Larry Gustafson, a 65-year Point Loma resident, said the only reason the fourth floor finally came down was because 300 residents appealed to the mayor — otherwise, it would be 45 feet now. Gustafson said he first met Chapin when he came upon him taking measurements. He confirmed Chapin's measurements.
Commission chair Stephen Haase asked the city attorney if work done during the appeal period was an issue. The short answer was no — as long as it wasn't map-waiver related.
Commissioner and architect Doug Austin said, "It's not particularly attractive, it's out of scale, it doesn't do anything to try to fit the scale."
Commissioner Doug Austin said, "I get what the community is saying because this is a project which tried to break the rules, bend the rules. It’s not particularly attractive, it's out of scale, it doesn't do anything to try to fit the scale." Austin said he plans to do some homework on Prop D; his current understanding differs from city staff, he said.

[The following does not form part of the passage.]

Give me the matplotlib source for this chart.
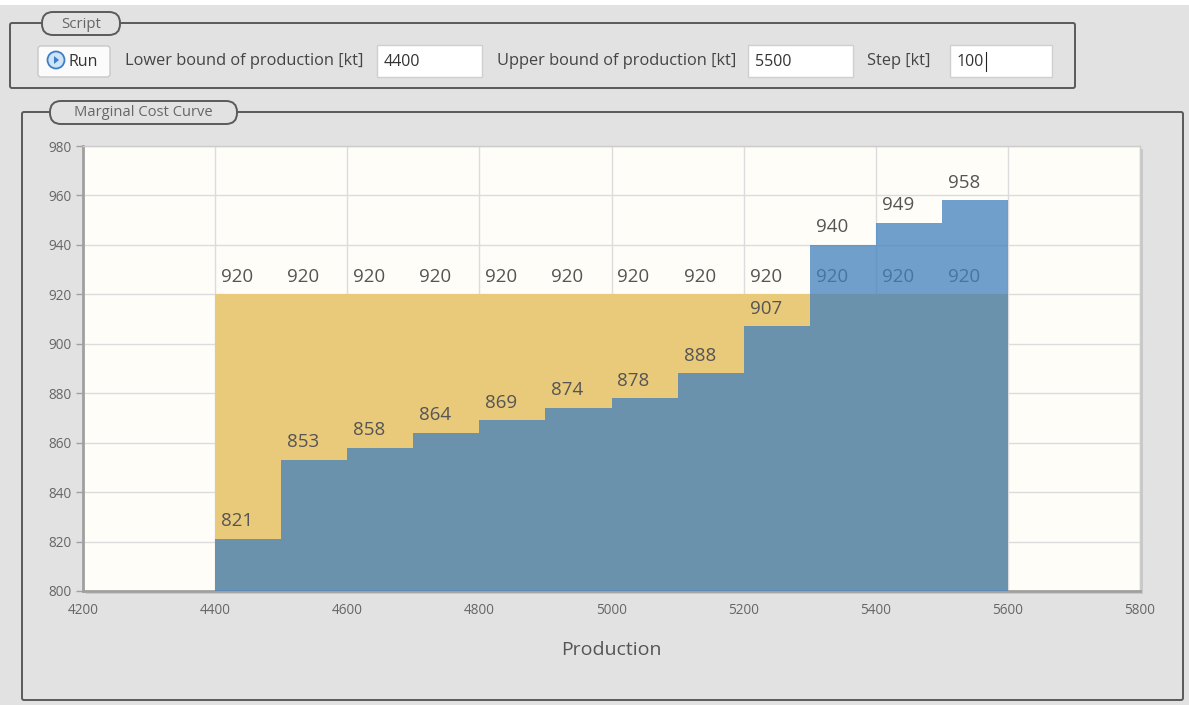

Whalen said he wanted to get the issue straight about the retaining-wall height because, "I don't want to cut these people any slack at all."
City inspector Sean Jones, a bit flustered, said, "The front wall or the lowest section over there. I'll be more than happy to go back and measure it again. I didn't measure the lowest section, so the lowest section is in question."
Commission chair Stephen Haase said he needed to be sure the project was compliant before rendering a decision.
Gina Austin, the lawyer representing the building owner, said the lowest section was measured at 3 feet and declared that "the building stays regardless of whether or not you approve the map waiver — it does either way."
Haase forcefully responded that he would not debate that point, he needed to be sure the project was compliant before rendering a decision.
Commissioner Susan Peerson said the community needs to understand that 30 feet can add up to more than 30 feet, as it depends on allowed zoning calculations. Peerson said she won't be supporting the mapping waiver unless she's assured the project is in compliance.
Haase requested that city staff verify everything and for that same staff to be present at the hearing to be continued on October 5.